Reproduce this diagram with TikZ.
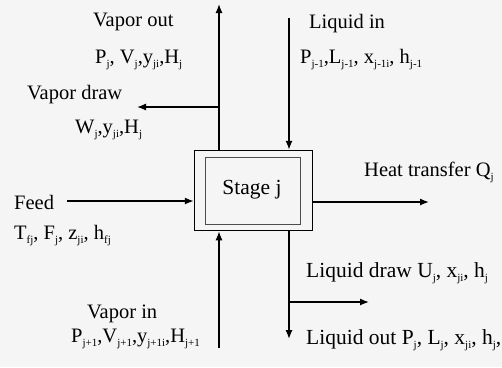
\documentclass[tikz,border=0pt]{standalone}
\usepackage{fontspec}
\setmainfont{Liberation Serif}
\usetikzlibrary{arrows.meta}
\newcommand{\sbs}[1]{\raisebox{-4pt}{\fontsize{11}{11}\selectfont #1}}
\begin{document}
\begin{tikzpicture}[x=1pt,y=-1pt,
  lbl/.style={anchor=west,inner sep=0pt,font=\fontsize{20.5}{24}\selectfont},
  lqd/.style={anchor=west,inner sep=0pt,font=\fontsize{21.5}{24}\selectfont},
  flow/.style={line width=1.3pt,-{Latex[length=9pt,width=7pt]}},
  plain/.style={line width=1.3pt}]
\fill[black!4] (0,0) rectangle (502,367);
\useasboundingbox (0,0) rectangle (502,367);
% stage box
\node[draw,line width=1.5pt,minimum width=118pt,minimum height=80pt,inner sep=0pt] (box) at (253.5,190.5) {};
\node[draw,black!70,line width=0.8pt,minimum width=95pt,minimum height=67pt,inner sep=0pt] (inner) at (252.5,190.5) {};
\node[inner sep=0pt,font=\fontsize{21.5}{24}\selectfont] (stage) at (252,190) {Stage j};
% labels
\node[lbl] (vout) at (93,22) {Vapor out};
\node[lbl] (voutv) at (95,60) {P\sbs{j}, V\sbs{j},y\sbs{ji},H\sbs{j}};
\node[lbl] (vdraw) at (27,95) {Vapor draw};
\node[lbl] (vdrawv) at (75,130) {W\sbs{j},y\sbs{ji},H\sbs{j}};
\node[lbl] (lin) at (309,24) {Liquid in};
\node[lbl] (linv) at (300,60) {P\sbs{j-1},L\sbs{j-1}, x\sbs{j-1i}, h\sbs{j-1}};
\node[lbl] (heat) at (364,172) {Heat transfer Q\sbs{j}};
\node[lbl] (feed) at (14,202) {Feed};
\node[lbl] (feedv) at (14,236) {T\sbs{fj}, F\sbs{j}, z\sbs{ji}, h\sbs{fj}};
\node[lqd] (ldraw) at (306,273) {Liquid draw U\sbs{j}, x\sbs{ji}, h\sbs{j}};
\node[lbl] (vin) at (87,314) {Vapor in};
\node[lbl] (vinv) at (71,339) {P\sbs{j+1},V\sbs{j+1},y\sbs{j+1i},H\sbs{j+1}};
\node[lqd] (lout) at (306,340) {Liquid out P\sbs{j}, L\sbs{j}, x\sbs{ji}, h\sbs{j},};
% coordinates
\coordinate (vtop) at (219,4);
\coordinate (vd) at (219,107);
\coordinate (vdend) at (137,107);
\coordinate (ltop) at (289,18);
\coordinate (heatend) at (429,202);
\coordinate (feedstart) at (67,201);
\coordinate (vbot) at (219,348);
\coordinate (lbot) at (289,339);
\coordinate (ld) at (289,302);
\coordinate (ldend) at (369,302);
% connectors
\draw[flow] (box.north -| vtop) -- (vtop);
\draw[flow] (vd) -- (vdend);
\draw[flow] (ltop) -- (box.north -| ltop);
\draw[flow] (box.east |- heatend) -- (heatend);
\draw[flow] (feedstart) -- (box.west |- feedstart);
\draw[flow] (vbot) -- (box.south -| vbot);
\draw[flow] (box.south -| lbot) -- (lbot);
\draw[flow] (ld) -- (ldend);
\end{tikzpicture}
\end{document}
^^^^^^^^^^^^^^^^
- DIRECTION -
Give an exact reproduction of every line, leaving out any picture.

- WRITTEN ANSWER -
Reproduce this diagram with TikZ.
\documentclass[tikz,border=0pt]{standalone}
\usepackage{fontspec}
\setmainfont{Liberation Serif}
\usetikzlibrary{arrows.meta}
\newcommand{\sbs}[1]{\raisebox{-4pt}{\fontsize{11}{11}\selectfont #1}}
\begin{document}
\begin{tikzpicture}[x=1pt,y=-1pt,
  lbl/.style={anchor=west,inner sep=0pt,font=\fontsize{20.5}{24}\selectfont},
  lqd/.style={anchor=west,inner sep=0pt,font=\fontsize{21.5}{24}\selectfont},
  flow/.style={line width=1.3pt,-{Latex[length=9pt,width=7pt]}},
  plain/.style={line width=1.3pt}]
\fill[black!4] (0,0) rectangle (502,367);
\useasboundingbox (0,0) rectangle (502,367);
% stage box
\node[draw,line width=1.5pt,minimum width=118pt,minimum height=80pt,inner sep=0pt] (box) at (253.5,190.5) {};
\node[draw,black!70,line width=0.8pt,minimum width=95pt,minimum height=67pt,inner sep=0pt] (inner) at (252.5,190.5) {};
\node[inner sep=0pt,font=\fontsize{21.5}{24}\selectfont] (stage) at (252,190) {Stage j};
% labels
\node[lbl] (vout) at (93,22) {Vapor out};
\node[lbl] (voutv) at (95,60) {P\sbs{j}, V\sbs{j},y\sbs{ji},H\sbs{j}};
\node[lbl] (vdraw) at (27,95) {Vapor draw};
\node[lbl] (vdrawv) at (75,130) {W\sbs{j},y\sbs{ji},H\sbs{j}};
\node[lbl] (lin) at (309,24) {Liquid in};
\node[lbl] (linv) at (300,60) {P\sbs{j-1},L\sbs{j-1}, x\sbs{j-1i}, h\sbs{j-1}};
\node[lbl] (heat) at (364,172) {Heat transfer Q\sbs{j}};
\node[lbl] (feed) at (14,202) {Feed};
\node[lbl] (feedv) at (14,236) {T\sbs{fj}, F\sbs{j}, z\sbs{ji}, h\sbs{fj}};
\node[lqd] (ldraw) at (306,273) {Liquid draw U\sbs{j}, x\sbs{ji}, h\sbs{j}};
\node[lbl] (vin) at (87,314) {Vapor in};
\node[lbl] (vinv) at (71,339) {P\sbs{j+1},V\sbs{j+1},y\sbs{j+1i},H\sbs{j+1}};
\node[lqd] (lout) at (306,340) {Liquid out P\sbs{j}, L\sbs{j}, x\sbs{ji}, h\sbs{j},};
% coordinates
\coordinate (vtop) at (219,4);
\coordinate (vd) at (219,107);
\coordinate (vdend) at (137,107);
\coordinate (ltop) at (289,18);
\coordinate (heatend) at (429,202);
\coordinate (feedstart) at (67,201);
\coordinate (vbot) at (219,348);
\coordinate (lbot) at (289,339);
\coordinate (ld) at (289,302);
\coordinate (ldend) at (369,302);
% connectors
\draw[flow] (box.north -| vtop) -- (vtop);
\draw[flow] (vd) -- (vdend);
\draw[flow] (ltop) -- (box.north -| ltop);
\draw[flow] (box.east |- heatend) -- (heatend);
\draw[flow] (feedstart) -- (box.west |- feedstart);
\draw[flow] (vbot) -- (box.south -| vbot);
\draw[flow] (box.south -| lbot) -- (lbot);
\draw[flow] (ld) -- (ldend);
\end{tikzpicture}
\end{document}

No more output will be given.